▶ [The task] Find the lines that hold the word "this" and return them.

++++++

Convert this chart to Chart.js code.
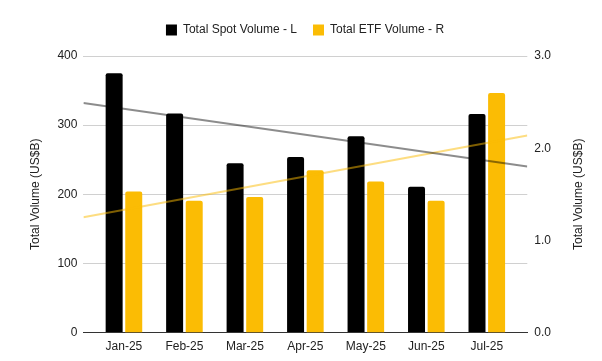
<!DOCTYPE html>
<html>
<head>
<meta charset="utf-8">
<script src="https://cdn.jsdelivr.net/npm/chart.js@4/dist/chart.umd.min.js"></script>
<style>
  html, body { margin: 0; padding: 0; background: #fff; }
  #wrap { width: 602px; height: 361px; }
</style>
</head>
<body>
<div id="wrap"><canvas id="c" width="602" height="361"></canvas></div>
<script>
// ---- data ----
const months = ["Jan-25", "Feb-25", "Mar-25", "Apr-25", "May-25", "Jun-25", "Jul-25"];
const spotVolume = [375, 317, 245, 254, 284, 211, 316];         // left axis, US$B
const etfVolume = [1.53, 1.43, 1.47, 1.76, 1.64, 1.43, 2.60];   // right axis, US$B
const leftTicks = [0, 100, 200, 300, 400];
const rightTicks = [0, 1, 2, 3];
const axisTitle = "Total Volume (US$B)";

// ---- layout constants ----
const X_MIN = -0.67, X_MAX = 6.67;
const FONT = "'Liberation Sans', Arial, sans-serif";
const TEXT = '#222';

// least-squares trend line over the category index, extended to the plot edges
function trend(values) {
  const n = values.length;
  let sx = 0, sy = 0, sxx = 0, sxy = 0;
  values.forEach((v, i) => { sx += i; sy += v; sxx += i * i; sxy += i * v; });
  const slope = (n * sxy - sx * sy) / (n * sxx - sx * sx);
  const icpt = (sy - slope * sx) / n;
  return [{ x: X_MIN, y: icpt + slope * X_MIN }, { x: X_MAX, y: icpt + slope * X_MAX }];
}

// right axis title reading bottom-to-top, like the left one
const rightTitle = {
  id: 'rightTitle',
  afterDraw(chart) {
    const a = chart.chartArea, c = chart.ctx;
    c.save();
    c.translate(579, (a.top + a.bottom) / 2);
    c.rotate(-Math.PI / 2);
    c.font = '12px ' + FONT;
    c.fillStyle = TEXT;
    c.textAlign = 'center';
    c.textBaseline = 'middle';
    c.fillText(axisTitle, 0, 0);
    c.restore();
  }
};

// extra room under the legend, and legend nudged to the right
const legendTweak = {
  id: 'legendTweak',
  beforeInit(chart) {
    const fit = chart.legend.fit;
    chart.legend.fit = function () { fit.bind(chart.legend)(); this.height += 10; };
  },
  afterLayout(chart) {
    chart.legend.left += 12;
    chart.legend.right += 12;
  }
};

const ctx = document.getElementById('c').getContext('2d');
new Chart(ctx, {
  data: {
    datasets: [
      {
        type: 'line', label: '_trendSpot', data: trend(spotVolume),
        xAxisID: 'x', yAxisID: 'y', borderColor: 'rgba(0,0,0,0.45)', borderWidth: 2,
        pointRadius: 0, order: 0, fill: false
      },
      {
        type: 'line', label: '_trendEtf', data: trend(etfVolume),
        xAxisID: 'x', yAxisID: 'y1', borderColor: 'rgba(251,188,4,0.5)', borderWidth: 2,
        pointRadius: 0, order: 0, fill: false
      },
      {
        type: 'bar', label: 'Total Spot Volume - L',
        data: spotVolume.map((v, i) => ({ x: i, y: v })),
        xAxisID: 'x', yAxisID: 'y', backgroundColor: '#000000', borderWidth: 0,
        borderRadius: { topLeft: 2, topRight: 2 }, borderSkipped: 'bottom',
        categoryPercentage: 0.648, barPercentage: 0.867, order: 1
      },
      {
        type: 'bar', label: 'Total ETF Volume - R',
        data: etfVolume.map((v, i) => ({ x: i, y: v })),
        xAxisID: 'x', yAxisID: 'y1', backgroundColor: '#FBBC04', borderWidth: 0,
        borderRadius: { topLeft: 2, topRight: 2 }, borderSkipped: 'bottom',
        categoryPercentage: 0.648, barPercentage: 0.867, order: 1
      }
    ]
  },
  plugins: [rightTitle, legendTweak],
  options: {
    responsive: false,
    animation: false,
    devicePixelRatio: 1,
    layout: { padding: { top: 8, left: 28, right: 44, bottom: 0 } },
    plugins: {
      tooltip: { enabled: false },
      legend: {
        position: 'top',
        labels: {
          font: { family: FONT, size: 12 },
          color: TEXT,
          boxWidth: 11, boxHeight: 11, padding: 16,
          filter: (item) => !item.text.startsWith('_')
        }
      }
    },
    scales: {
      x: {
        type: 'linear', min: X_MIN, max: X_MAX, offset: false,
        afterBuildTicks: (axis) => { axis.ticks = months.map((m, i) => ({ value: i })); },
        ticks: {
          autoSkip: false, maxRotation: 0, padding: 7,
          font: { family: FONT, size: 12 }, color: TEXT,
          callback: (v) => months[v]
        },
        grid: { display: false, drawTicks: false },
        border: { display: true, color: '#333', width: 1 }
      },
      y: {
        position: 'left', min: 0, max: 400,
        afterBuildTicks: (axis) => { axis.ticks = leftTicks.map(v => ({ value: v })); },
        ticks: { font: { family: FONT, size: 12 }, color: TEXT, padding: 6 },
        grid: { color: '#d0d0d0', drawTicks: false, lineWidth: 1 },
        border: { display: false },
        title: { display: true, text: axisTitle, font: { family: FONT, size: 12 }, color: TEXT, padding: { top: 0, bottom: 9 } }
      },
      y1: {
        position: 'right', min: 0, max: 3,
        afterBuildTicks: (axis) => { axis.ticks = rightTicks.map(v => ({ value: v })); },
        ticks: { font: { family: FONT, size: 12 }, color: TEXT, padding: 7, callback: (v) => v.toFixed(1) },
        grid: { display: false, drawTicks: false },
        border: { display: false },
        title: { display: false }
      }
    }
  }
});
</script>
</body>
</html>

++++++

▶ [Exercise response]
Convert this chart to Chart.js code.
    chart.legend.fit = function () { fit.bind(chart.legend)(); this.height += 10; };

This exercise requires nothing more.